ITEMS —
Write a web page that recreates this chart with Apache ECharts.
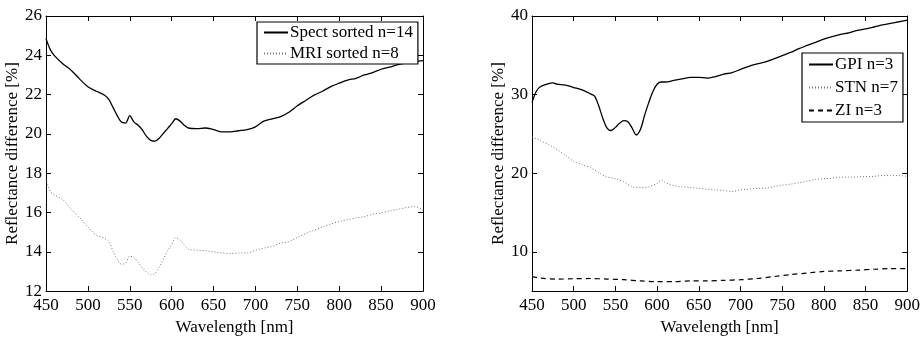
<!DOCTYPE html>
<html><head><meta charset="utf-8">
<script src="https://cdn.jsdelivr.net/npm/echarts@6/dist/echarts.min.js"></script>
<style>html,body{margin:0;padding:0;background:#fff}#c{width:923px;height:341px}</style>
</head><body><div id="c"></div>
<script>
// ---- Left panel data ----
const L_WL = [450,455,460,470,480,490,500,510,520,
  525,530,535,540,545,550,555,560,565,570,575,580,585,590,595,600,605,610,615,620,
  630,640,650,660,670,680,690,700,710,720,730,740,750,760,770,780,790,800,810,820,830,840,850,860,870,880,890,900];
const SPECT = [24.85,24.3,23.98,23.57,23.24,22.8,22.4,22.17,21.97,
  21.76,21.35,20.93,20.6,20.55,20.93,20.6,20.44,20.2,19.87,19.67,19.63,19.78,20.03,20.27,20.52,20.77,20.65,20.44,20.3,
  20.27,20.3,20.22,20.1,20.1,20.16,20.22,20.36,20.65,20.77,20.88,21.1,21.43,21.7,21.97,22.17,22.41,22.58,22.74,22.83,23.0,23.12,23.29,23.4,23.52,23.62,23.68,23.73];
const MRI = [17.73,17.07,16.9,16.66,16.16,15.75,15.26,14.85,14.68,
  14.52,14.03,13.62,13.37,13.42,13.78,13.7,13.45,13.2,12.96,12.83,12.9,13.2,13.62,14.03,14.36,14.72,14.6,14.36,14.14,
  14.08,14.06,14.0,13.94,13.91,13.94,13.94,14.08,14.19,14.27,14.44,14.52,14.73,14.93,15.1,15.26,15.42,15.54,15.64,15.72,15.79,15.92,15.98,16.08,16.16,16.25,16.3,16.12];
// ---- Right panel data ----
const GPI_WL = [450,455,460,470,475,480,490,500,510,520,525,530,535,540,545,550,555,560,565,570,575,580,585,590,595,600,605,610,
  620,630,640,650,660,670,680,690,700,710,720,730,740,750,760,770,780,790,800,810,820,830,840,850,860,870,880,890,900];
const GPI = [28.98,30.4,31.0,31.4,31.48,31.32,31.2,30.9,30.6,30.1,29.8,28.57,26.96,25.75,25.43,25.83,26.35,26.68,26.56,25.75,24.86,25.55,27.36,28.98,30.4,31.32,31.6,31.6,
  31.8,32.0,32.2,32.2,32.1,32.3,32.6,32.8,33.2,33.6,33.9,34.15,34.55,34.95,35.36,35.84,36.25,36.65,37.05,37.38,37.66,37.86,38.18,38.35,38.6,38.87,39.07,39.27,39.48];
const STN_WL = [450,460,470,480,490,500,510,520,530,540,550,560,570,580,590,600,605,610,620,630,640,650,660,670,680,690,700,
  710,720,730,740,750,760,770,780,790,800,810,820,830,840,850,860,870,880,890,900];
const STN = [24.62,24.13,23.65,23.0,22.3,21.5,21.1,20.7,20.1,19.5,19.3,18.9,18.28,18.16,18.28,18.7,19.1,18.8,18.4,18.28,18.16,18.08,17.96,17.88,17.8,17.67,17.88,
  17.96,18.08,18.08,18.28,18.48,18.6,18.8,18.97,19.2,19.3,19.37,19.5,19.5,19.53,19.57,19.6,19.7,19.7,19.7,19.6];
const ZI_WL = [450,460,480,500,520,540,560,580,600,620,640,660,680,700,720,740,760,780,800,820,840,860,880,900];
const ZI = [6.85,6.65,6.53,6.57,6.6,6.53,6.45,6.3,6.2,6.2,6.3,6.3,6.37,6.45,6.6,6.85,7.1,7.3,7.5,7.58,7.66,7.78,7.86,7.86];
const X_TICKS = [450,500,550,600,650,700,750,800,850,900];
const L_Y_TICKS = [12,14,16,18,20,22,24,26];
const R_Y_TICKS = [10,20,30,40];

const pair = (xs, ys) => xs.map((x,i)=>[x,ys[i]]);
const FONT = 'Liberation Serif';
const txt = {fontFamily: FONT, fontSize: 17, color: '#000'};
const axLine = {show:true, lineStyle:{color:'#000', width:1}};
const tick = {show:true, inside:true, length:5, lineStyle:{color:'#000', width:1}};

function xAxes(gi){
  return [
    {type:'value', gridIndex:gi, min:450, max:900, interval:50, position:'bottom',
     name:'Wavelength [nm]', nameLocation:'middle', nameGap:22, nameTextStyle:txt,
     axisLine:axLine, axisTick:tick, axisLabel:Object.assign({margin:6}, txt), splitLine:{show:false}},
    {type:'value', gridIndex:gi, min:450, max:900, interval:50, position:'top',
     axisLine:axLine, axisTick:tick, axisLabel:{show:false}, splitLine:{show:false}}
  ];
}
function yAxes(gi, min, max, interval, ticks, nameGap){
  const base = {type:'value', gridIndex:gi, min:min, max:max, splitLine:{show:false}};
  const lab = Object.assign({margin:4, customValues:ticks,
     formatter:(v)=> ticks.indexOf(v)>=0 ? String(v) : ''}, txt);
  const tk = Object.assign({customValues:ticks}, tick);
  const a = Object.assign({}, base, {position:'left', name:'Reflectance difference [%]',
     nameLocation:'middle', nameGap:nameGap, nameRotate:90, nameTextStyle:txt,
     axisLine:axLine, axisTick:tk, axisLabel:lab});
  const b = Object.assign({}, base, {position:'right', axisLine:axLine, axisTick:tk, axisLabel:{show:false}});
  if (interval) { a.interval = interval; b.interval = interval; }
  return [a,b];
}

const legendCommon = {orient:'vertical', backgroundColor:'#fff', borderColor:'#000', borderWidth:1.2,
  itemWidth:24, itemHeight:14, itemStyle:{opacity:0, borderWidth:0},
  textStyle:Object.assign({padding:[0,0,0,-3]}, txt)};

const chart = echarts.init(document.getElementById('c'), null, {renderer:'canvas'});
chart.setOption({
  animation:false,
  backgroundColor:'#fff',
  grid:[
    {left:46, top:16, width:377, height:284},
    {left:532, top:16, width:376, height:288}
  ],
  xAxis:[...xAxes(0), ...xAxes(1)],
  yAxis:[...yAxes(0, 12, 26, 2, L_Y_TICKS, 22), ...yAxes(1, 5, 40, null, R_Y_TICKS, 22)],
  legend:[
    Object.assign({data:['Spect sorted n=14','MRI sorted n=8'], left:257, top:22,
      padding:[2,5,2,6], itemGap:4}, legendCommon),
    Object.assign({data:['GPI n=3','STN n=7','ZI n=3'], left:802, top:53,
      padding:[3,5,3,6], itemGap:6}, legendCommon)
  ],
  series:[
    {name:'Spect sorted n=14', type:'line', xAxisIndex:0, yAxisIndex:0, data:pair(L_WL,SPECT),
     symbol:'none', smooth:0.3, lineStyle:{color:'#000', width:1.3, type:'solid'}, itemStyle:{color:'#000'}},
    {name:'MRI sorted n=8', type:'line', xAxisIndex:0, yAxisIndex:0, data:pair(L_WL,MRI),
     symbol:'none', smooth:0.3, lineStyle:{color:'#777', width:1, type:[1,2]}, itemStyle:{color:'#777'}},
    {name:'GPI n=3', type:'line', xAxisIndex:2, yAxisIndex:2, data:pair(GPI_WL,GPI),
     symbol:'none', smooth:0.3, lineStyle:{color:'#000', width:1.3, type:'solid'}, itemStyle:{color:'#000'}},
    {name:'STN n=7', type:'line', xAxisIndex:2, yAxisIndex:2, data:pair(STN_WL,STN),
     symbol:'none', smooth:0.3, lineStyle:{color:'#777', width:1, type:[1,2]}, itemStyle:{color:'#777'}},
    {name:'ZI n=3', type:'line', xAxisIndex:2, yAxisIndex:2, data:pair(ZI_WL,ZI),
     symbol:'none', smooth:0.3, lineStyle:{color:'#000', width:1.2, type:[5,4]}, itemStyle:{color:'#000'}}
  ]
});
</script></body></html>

--

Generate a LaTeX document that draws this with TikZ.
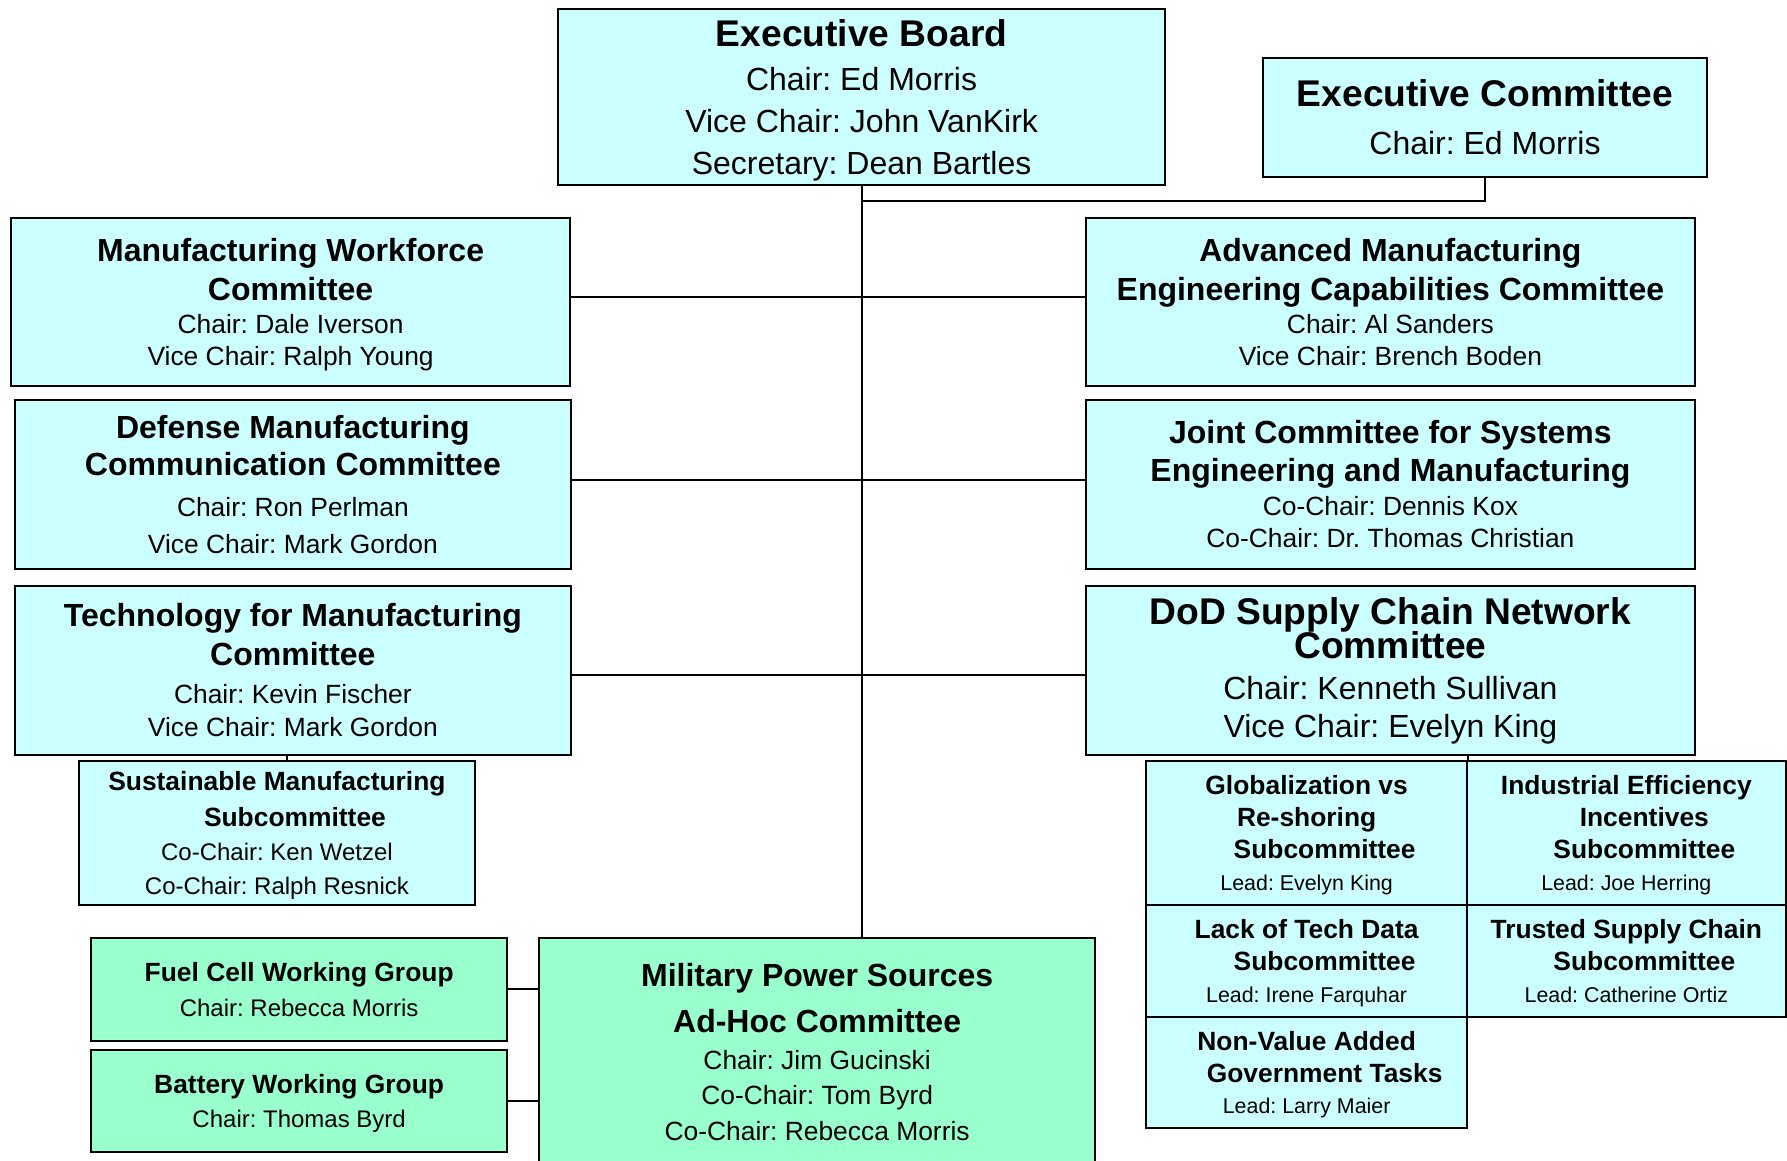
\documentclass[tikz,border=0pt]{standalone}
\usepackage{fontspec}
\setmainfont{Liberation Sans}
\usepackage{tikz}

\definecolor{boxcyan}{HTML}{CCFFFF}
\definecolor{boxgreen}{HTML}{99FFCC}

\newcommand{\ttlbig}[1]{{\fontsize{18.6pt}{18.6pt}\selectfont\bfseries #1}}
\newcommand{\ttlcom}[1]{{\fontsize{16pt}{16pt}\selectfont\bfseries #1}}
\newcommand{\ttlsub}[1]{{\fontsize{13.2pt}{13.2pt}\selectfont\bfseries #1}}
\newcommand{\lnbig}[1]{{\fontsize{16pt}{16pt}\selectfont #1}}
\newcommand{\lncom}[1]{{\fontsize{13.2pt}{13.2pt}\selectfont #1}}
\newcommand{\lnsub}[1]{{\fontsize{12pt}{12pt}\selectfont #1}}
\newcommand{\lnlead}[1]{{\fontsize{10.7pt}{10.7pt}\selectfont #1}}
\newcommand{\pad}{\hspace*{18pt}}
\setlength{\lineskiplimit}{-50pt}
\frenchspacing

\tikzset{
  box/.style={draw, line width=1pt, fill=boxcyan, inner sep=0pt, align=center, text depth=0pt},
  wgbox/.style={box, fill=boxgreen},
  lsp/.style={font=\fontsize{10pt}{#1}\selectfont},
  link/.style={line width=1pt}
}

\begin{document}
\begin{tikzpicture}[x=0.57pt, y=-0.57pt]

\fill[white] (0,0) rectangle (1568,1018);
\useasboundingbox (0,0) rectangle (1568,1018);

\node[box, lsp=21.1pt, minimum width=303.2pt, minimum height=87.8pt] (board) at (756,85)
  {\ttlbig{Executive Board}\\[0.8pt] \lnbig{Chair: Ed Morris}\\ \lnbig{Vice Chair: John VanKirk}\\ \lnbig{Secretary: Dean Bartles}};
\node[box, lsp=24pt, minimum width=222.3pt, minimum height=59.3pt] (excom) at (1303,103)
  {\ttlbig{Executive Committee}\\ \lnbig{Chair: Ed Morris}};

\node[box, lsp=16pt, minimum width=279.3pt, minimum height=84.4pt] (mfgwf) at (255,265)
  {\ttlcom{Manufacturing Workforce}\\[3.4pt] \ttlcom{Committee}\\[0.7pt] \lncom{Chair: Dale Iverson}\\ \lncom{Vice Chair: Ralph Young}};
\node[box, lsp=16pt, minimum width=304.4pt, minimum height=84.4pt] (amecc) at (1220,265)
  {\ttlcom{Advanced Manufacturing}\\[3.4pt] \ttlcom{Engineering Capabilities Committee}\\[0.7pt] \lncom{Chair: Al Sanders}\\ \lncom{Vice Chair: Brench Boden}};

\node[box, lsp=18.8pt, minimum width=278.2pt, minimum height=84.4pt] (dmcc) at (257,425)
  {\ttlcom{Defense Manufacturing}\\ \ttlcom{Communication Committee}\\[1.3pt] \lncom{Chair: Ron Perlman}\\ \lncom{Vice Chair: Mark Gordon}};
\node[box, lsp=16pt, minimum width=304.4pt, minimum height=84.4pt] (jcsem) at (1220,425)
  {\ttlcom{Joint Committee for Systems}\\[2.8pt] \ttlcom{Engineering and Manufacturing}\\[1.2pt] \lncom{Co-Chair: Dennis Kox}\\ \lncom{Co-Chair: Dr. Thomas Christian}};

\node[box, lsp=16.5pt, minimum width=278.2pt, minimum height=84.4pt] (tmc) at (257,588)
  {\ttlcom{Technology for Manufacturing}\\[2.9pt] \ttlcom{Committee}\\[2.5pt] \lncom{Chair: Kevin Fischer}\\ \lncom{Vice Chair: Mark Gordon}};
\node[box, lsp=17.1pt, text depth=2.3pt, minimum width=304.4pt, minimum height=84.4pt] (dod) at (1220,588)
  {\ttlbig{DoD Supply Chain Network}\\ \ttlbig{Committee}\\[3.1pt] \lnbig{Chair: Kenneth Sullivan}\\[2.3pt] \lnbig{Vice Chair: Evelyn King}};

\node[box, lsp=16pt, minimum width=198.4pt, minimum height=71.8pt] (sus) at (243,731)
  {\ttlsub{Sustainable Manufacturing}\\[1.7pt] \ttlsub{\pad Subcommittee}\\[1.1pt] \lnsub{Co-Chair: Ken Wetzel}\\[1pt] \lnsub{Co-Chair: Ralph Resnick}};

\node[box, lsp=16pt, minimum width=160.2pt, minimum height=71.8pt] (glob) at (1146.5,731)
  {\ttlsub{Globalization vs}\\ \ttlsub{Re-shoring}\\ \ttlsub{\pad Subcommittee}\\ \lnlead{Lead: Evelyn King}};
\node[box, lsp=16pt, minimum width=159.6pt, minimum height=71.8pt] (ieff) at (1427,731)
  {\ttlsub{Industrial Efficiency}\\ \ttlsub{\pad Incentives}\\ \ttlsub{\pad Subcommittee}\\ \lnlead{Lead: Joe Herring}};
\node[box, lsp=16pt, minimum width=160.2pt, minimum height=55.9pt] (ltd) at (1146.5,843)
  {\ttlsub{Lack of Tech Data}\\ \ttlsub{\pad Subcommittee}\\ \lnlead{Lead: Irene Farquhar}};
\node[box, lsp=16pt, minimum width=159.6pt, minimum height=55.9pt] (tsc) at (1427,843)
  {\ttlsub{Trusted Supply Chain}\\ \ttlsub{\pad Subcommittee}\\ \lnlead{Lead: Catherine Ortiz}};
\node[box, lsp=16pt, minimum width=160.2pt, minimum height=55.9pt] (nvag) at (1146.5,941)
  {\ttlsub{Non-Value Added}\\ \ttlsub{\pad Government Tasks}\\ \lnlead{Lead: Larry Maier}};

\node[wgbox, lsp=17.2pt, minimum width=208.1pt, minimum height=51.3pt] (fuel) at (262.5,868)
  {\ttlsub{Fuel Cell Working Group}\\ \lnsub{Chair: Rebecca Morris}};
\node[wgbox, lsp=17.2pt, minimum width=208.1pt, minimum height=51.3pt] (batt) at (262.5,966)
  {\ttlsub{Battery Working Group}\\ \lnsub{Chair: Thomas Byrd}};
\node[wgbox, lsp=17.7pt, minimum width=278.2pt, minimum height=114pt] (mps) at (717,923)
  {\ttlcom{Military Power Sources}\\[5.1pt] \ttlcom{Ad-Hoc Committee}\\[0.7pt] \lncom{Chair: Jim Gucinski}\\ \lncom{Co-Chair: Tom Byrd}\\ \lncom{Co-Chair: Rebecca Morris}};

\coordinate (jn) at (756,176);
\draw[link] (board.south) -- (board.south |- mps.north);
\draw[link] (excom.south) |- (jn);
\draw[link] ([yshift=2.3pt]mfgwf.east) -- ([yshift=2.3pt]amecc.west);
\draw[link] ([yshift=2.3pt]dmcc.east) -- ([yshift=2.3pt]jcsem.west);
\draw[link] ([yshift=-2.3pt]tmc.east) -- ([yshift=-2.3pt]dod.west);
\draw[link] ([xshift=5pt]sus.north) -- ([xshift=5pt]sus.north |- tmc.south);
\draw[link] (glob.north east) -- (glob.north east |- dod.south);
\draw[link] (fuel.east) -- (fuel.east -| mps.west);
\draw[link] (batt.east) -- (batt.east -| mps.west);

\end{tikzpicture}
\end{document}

--

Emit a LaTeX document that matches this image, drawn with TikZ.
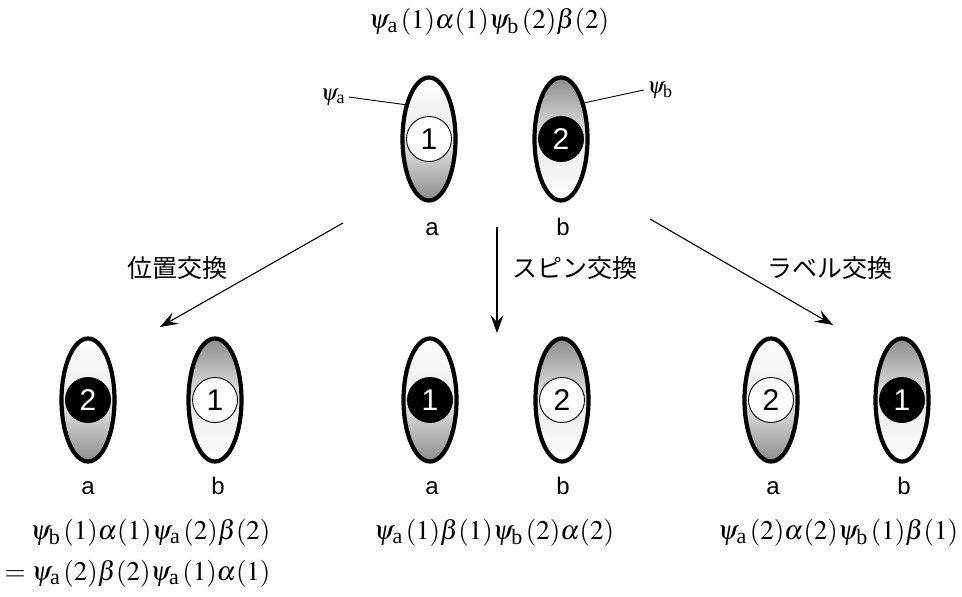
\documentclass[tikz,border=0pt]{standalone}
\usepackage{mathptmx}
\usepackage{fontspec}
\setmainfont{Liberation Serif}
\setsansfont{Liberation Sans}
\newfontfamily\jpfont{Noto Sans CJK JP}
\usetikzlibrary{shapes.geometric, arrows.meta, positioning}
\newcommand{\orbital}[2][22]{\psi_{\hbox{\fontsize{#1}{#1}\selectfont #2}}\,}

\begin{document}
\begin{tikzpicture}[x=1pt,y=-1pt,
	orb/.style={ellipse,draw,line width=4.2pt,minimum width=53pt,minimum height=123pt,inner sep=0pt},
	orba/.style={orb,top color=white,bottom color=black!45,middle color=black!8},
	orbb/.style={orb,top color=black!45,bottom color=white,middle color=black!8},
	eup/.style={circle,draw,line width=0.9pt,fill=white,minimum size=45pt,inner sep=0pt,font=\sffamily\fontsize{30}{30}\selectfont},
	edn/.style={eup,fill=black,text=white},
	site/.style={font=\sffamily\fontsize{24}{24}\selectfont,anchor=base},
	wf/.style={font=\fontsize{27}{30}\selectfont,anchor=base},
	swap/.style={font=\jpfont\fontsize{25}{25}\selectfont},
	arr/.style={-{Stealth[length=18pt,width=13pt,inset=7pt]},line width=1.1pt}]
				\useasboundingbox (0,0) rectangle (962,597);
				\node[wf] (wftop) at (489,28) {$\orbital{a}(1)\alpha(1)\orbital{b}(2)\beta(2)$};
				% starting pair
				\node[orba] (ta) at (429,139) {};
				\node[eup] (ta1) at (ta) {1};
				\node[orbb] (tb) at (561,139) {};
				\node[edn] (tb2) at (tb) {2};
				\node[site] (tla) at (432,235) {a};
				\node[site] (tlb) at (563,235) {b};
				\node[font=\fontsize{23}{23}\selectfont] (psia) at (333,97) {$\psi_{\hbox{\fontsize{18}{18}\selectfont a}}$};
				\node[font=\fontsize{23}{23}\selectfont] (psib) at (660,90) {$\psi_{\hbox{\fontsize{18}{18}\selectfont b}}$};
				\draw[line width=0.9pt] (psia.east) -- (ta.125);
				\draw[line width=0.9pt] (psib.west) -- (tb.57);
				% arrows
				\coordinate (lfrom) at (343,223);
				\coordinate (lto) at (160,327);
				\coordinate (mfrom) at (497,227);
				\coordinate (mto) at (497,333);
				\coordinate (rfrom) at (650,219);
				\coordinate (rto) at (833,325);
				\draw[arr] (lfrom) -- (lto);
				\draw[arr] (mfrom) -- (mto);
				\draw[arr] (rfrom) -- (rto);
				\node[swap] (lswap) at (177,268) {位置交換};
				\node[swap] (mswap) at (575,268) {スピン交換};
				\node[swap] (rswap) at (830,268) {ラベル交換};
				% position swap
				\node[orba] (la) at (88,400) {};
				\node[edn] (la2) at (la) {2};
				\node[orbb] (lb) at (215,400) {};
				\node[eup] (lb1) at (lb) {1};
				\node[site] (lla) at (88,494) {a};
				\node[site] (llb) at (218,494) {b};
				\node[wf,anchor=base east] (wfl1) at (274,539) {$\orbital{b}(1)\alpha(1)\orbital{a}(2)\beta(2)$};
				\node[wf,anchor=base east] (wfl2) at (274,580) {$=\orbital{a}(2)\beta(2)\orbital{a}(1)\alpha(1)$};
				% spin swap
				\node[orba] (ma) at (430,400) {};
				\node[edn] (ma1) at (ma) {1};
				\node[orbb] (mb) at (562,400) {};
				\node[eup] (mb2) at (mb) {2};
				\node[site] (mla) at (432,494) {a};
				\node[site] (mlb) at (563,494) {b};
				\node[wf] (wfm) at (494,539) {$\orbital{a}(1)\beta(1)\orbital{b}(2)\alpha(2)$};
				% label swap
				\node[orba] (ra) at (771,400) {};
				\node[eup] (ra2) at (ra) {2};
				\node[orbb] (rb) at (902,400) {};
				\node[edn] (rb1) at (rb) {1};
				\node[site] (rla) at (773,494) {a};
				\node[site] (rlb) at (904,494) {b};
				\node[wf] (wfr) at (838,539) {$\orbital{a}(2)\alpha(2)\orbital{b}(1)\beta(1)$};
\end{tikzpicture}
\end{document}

GIVEN TASK —
Look through the records and gather each line with the word "that".

SOLUTION FOR THIS EXERCISE —
Write a web page that recreates this chart with Apache ECharts.
Generate a LaTeX document that draws this with TikZ.
Emit a LaTeX document that matches this image, drawn with TikZ.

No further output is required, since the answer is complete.